The Wharewaka Trust is a hybrid trust. The four settlors are the Wellington City Council, PNBST, the Wellington Tenths Trust and the Palmerston North Maori Reserve Trust.

The Wharewaka Trust is chaired by Sir Ngatata Love, who is also chair of the three Maori trusts which have loaned money to build the wharewaka. Other trustees are Liz Mellish (a trustee representing the Palmerston North Maori Reserve Trust, and a cousin of Sir Ngatata), Mark Te One (a trustee representing the Wellington Tenths Trust) and two Wellington City Council employees: Wendy Walker and Stavros Michael.

The Wharewaka Trust has set up Wharewaka o Poneke Enterprises Limited, of which the four directors are Mark Te One, Matene Love (Sir Ngatata’s son), Euan Playle and Bruce Farquhar.

Their tenants include PKR Catering and the Karaka Café. This is a commercial operation, with no direct financial benefit for the PNBST, Wellington Tenths Trust, Palmerston North Maori Reserve Trust or Maori.

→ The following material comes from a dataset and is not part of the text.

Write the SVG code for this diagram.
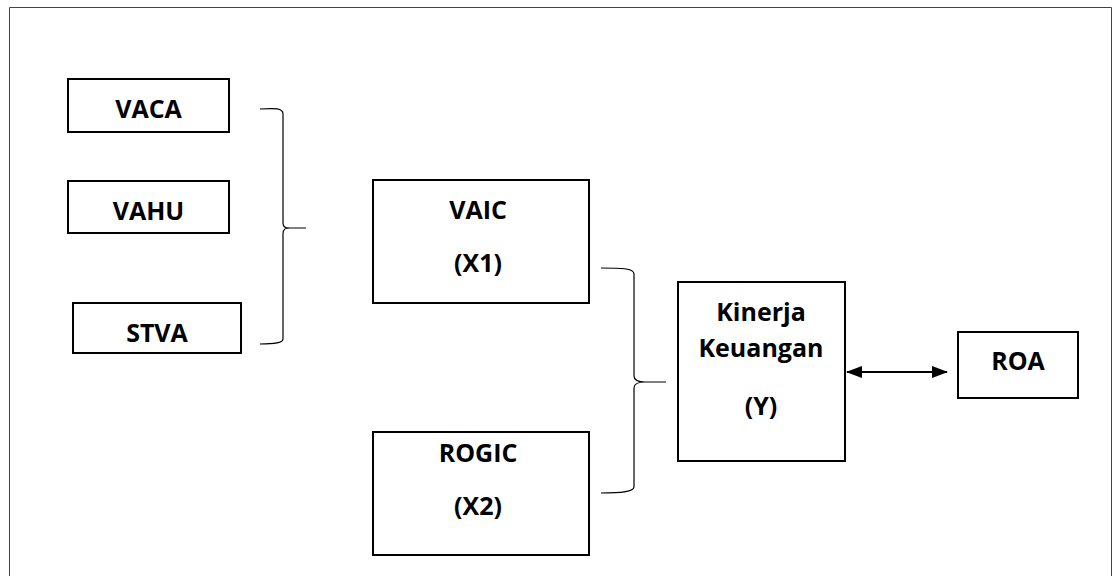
<svg xmlns="http://www.w3.org/2000/svg" width="1120" height="576" viewBox="0 0 1120 576">
<style>
.box{fill:#fff;stroke:#000;stroke-width:2}
.t{font-family:"Open Sans","Liberation Sans",sans-serif;font-weight:bold;font-size:25px;fill:#000;text-anchor:middle}
.br{fill:none;stroke:#000;stroke-width:1.2}
</style>
<defs>
<marker id="ah" viewBox="0 0 16 12" refX="15" refY="6" markerWidth="16" markerHeight="12" markerUnits="userSpaceOnUse" orient="auto-start-reverse">
<path d="M0,0 L16,6 L0,12 z" fill="#000"/>
</marker>
</defs>
<rect width="1120" height="576" fill="#fff"/>
<path d="M9.5,580 L9.5,7.5 L1111.5,7.5 L1111.5,580" fill="none" stroke="#444" stroke-width="1"/>
<g id="vaca"><rect class="box" x="68" y="79" width="161" height="53"/><text class="t" x="148.5" y="118">VACA</text></g>
<g id="vahu"><rect class="box" x="68" y="181" width="161" height="52"/><text class="t" x="148.5" y="220">VAHU</text></g>
<g id="stva"><rect class="box" x="73" y="303" width="168" height="50"/><text class="t" x="157" y="342">STVA</text></g>
<g id="vaic"><rect class="box" x="373" y="180" width="216" height="123"/><text class="t" x="478" y="219">VAIC</text><text class="t" x="478" y="272">(X1)</text></g>
<g id="rogic"><rect class="box" x="373" y="432" width="216" height="123"/><text class="t" x="478" y="462">ROGIC</text><text class="t" x="478" y="515">(X2)</text></g>
<g id="kinerja"><rect class="box" x="678" y="282" width="167" height="179"/><text class="t" x="761" y="321">Kinerja</text><text class="t" x="761" y="357">Keuangan</text><text class="t" x="761" y="415">(Y)</text></g>
<g id="roa"><rect class="box" x="958" y="332" width="120" height="66"/><text class="t" x="1018" y="370">ROA</text></g>
<g id="connectors">
<path class="br" d="M260,109 C275,108 283,108 283,114 L283,223 C283,227 285,228 290,228 L306,228 M290,228 C285,228 283,229 283,234 L283,339 C283,343 275,344 260,344"/>
<path class="br" d="M601,268 C620,268 634,268 634,274 L634,376 C634,380 637,382 645,382 L666,382 M645,382 C637,382 634,384 634,388 L634,487 C634,492 620,493 601,493"/>
<line x1="847" y1="372" x2="947" y2="372" stroke="#000" stroke-width="2" marker-start="url(#ah)" marker-end="url(#ah)"/>
</g>
</svg>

As illustrated above, the inter-relationship of entities and whanau groups involved with the Trust is complex. In our view, it is imperative that care is taken to ensure that this inter-relationship is not seen to affect the proper management of the wharewaka.

For some Taranaki whanui, the wharewaka has been a deep disappointment:

• Culturally, it has no connection with our people in terms of tikanga.
• It was named “Te Raukura” for the historic Wellington waka it was planned to house. Yet the Wellington City Council’s unwillingness to allow the waka Te Raukura to be under the kaitiaki (guardianship) of all the people of the harbour, meant Te Raukura remains at Waiwhetu.
• We have no commercial interest in the wharewaka (other than we have lent several million dollars for it to be built) and do not have any property rights. Its trust deed says it is for “the benefit of the people of New Zealand”. And if it is wound up, any remaining assets will go to Wellington charities.
• We were shocked to see the final design – it is not a “waka house” but a commercial conference centre and cafe, with a small glassed area tacked on the back for small waka.

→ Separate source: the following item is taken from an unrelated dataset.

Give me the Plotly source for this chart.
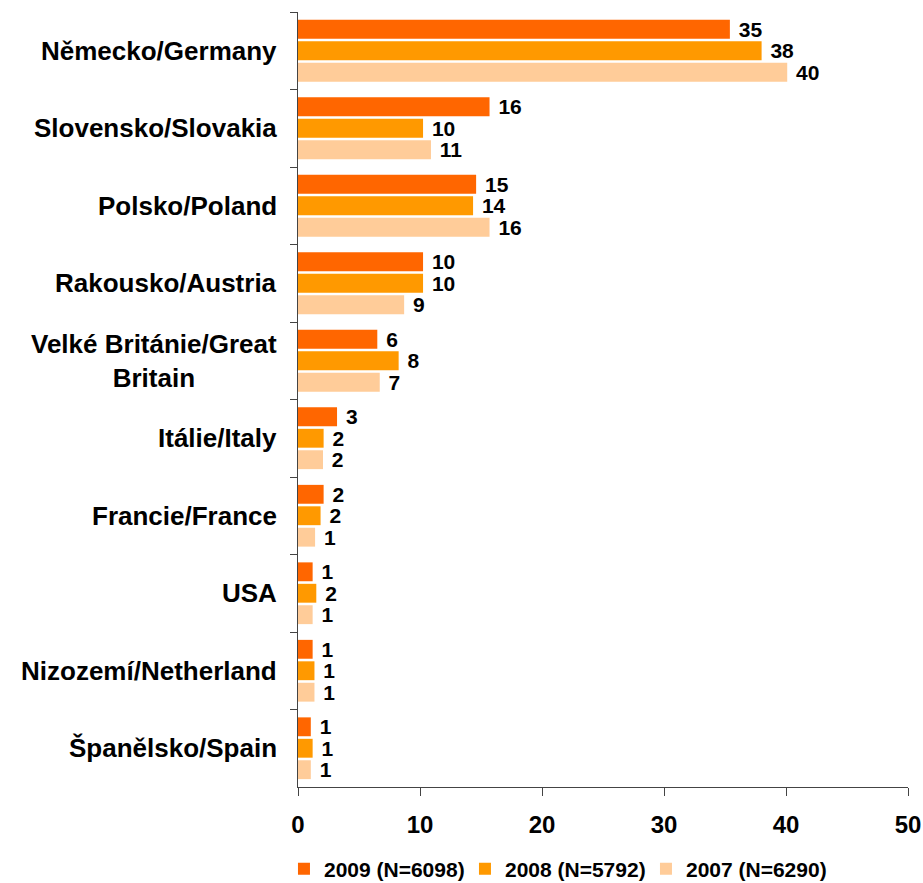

The wharewaka was a success as part of the Rugby World Cup fanzone.

A recent Wellington Tenths Trust report said a brochure is being produced to recognise the role this trust played in initiating the project.

It could have been so much more. With our two historic waka proudly on the waterfront for all Wellingtonians to appreciate, and for Taranaki whanui it could have become our waterfront cultural home.